Tersely alcoholic frontman Jim (James Purefoy) starts talking to his late father’s spirit (David Hayman), an understandable response to being asked to dress up as a fish finger for publicity purposes. Conveniently, a lifebuoy drifts into shot: B&B guest Aubrey Flynn, an Irish singer “who had a couple of hits in the Nineties”; she’s played by the sporadically prominent Irish singer Imelda May, by way of (accidental?) self-reflexivity.
Promoted to the director’s seat, original screenwriters Meg Leonard and Nick Moorcroft are themselves wrestling with the idea of midlife course correction – and sending the Friends off for sensitivity training nimbly addresses criticisms that the first film was very pale-male-and-stale. (Purefoy even has a few lines in Cornish, in a bid to ward off charges of cinematic tourism.)
Again, though, the quality control varies scene by scene. The Jim-Aubrey sundown romance charms, but Leonard and Moorcroft get distracted by misadventures elsewhere, including a child stuck down an abandoned mineshaft, this script’s most bizarrely retro diversion.
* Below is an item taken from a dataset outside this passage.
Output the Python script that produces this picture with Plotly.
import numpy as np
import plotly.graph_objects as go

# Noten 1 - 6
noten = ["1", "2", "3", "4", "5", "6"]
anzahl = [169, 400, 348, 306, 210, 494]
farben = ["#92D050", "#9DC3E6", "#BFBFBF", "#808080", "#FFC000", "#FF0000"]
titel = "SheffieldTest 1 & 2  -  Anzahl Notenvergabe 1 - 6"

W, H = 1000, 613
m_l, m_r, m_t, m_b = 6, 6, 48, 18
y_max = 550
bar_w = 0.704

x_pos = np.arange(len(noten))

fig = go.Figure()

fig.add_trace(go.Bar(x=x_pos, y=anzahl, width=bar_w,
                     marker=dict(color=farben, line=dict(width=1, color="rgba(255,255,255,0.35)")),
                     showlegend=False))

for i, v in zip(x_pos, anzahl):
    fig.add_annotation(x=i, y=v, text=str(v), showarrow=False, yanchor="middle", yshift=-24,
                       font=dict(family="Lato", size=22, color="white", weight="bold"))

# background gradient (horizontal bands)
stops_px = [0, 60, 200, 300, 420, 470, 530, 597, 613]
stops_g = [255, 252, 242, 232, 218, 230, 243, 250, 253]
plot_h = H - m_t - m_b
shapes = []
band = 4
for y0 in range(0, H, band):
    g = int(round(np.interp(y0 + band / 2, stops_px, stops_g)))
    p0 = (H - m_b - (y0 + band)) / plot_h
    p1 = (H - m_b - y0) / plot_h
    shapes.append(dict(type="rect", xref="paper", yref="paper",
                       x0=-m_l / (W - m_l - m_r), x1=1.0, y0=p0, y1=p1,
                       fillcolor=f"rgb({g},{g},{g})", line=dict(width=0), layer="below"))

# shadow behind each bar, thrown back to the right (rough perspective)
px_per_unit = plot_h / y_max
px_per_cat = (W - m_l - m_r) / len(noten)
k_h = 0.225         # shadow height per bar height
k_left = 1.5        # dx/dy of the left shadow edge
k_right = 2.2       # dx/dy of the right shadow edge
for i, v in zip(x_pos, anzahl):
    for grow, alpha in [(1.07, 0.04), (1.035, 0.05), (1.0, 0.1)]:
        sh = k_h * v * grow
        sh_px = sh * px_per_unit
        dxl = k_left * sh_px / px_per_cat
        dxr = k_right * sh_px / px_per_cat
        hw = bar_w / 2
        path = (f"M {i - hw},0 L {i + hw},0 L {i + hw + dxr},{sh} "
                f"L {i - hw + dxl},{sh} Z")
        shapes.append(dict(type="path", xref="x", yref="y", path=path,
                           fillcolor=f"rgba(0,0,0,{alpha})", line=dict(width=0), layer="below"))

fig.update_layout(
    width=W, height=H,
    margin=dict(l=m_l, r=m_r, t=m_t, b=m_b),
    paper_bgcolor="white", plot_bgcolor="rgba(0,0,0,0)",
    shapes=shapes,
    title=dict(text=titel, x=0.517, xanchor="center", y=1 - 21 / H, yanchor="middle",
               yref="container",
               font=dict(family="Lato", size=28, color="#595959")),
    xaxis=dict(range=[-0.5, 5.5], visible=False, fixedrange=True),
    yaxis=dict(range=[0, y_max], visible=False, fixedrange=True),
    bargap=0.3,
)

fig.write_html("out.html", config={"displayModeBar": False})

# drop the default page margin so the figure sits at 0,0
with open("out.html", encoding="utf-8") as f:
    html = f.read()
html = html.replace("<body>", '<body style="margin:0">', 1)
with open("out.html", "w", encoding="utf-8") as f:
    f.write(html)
Only the music holds their interest, and then only as reassuring vibes. Stirring harmonies are inserted with the regularity of Fast & Furious pileups, but the Friends are apparently the only band who’ve recorded an album without ever entering a studio.
Mildly amiable and mildly amusing, it looks like a Doc Martin spin-off and still feels far more like a fun holiday for its makers than it does appointment cinema – but then we critics said the same about the first film, and look how that worked out.
The verdict? An afterthought, albeit one with flashes of the original’s confounding charm.
Fisherman's Friends: One and All opens in cinemas nationwide tomorrow.